Directions for this task
Repeat exactly the lines from the start through the line with "Serif', 'Times New", both ends included.

● ● ● ● ● ● ●

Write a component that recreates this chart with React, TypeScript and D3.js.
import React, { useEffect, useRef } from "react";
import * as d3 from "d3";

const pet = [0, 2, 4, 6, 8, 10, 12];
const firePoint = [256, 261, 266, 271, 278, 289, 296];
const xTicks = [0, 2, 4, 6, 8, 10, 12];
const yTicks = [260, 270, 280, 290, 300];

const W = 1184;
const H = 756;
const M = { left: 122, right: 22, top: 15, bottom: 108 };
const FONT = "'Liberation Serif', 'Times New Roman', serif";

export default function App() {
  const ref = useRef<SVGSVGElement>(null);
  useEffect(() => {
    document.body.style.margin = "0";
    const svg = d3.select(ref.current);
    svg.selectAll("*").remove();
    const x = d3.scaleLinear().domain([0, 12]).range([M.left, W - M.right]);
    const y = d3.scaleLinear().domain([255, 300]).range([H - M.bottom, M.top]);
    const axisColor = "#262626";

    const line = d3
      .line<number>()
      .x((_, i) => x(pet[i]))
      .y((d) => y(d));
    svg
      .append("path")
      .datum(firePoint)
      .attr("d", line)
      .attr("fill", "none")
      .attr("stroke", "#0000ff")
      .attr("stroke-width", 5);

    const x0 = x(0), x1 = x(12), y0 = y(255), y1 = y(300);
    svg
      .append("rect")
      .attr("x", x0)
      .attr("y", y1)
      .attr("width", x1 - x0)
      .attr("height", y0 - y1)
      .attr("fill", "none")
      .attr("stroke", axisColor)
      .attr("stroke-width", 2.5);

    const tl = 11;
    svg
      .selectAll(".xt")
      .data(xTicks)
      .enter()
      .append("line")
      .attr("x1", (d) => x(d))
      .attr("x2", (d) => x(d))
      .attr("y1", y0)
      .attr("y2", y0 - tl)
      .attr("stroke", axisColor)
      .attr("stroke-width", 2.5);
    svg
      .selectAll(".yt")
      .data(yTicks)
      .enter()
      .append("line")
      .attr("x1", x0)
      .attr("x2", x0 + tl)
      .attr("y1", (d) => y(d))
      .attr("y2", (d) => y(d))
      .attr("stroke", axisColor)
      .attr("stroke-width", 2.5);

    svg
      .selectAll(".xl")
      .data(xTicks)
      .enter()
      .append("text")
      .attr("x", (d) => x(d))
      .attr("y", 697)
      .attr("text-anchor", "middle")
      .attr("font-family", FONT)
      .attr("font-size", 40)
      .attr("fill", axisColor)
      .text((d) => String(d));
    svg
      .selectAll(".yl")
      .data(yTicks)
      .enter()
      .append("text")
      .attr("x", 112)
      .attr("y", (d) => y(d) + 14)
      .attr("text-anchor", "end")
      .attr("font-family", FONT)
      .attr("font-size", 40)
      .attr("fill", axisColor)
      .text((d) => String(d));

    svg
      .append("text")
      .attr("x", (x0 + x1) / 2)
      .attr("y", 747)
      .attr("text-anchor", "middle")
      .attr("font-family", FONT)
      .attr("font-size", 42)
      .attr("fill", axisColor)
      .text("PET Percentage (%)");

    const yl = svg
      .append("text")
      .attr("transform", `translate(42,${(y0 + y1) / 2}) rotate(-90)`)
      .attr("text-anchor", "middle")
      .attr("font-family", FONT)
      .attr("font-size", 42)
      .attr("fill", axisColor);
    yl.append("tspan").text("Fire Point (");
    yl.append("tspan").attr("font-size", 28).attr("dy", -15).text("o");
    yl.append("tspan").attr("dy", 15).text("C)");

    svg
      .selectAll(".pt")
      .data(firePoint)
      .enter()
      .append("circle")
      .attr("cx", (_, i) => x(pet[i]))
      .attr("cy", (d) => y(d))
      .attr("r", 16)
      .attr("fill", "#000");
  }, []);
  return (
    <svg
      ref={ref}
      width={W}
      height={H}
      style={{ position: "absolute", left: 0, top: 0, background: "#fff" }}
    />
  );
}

● ● ● ● ● ● ●

In response
Write a component that recreates this chart with React, TypeScript and D3.js.
import React, { useEffect, useRef } from "react";
import * as d3 from "d3";

const pet = [0, 2, 4, 6, 8, 10, 12];
const firePoint = [256, 261, 266, 271, 278, 289, 296];
const xTicks = [0, 2, 4, 6, 8, 10, 12];
const yTicks = [260, 270, 280, 290, 300];

const W = 1184;
const H = 756;
const M = { left: 122, right: 22, top: 15, bottom: 108 };
const FONT = "'Liberation Serif', 'Times New Roman', serif";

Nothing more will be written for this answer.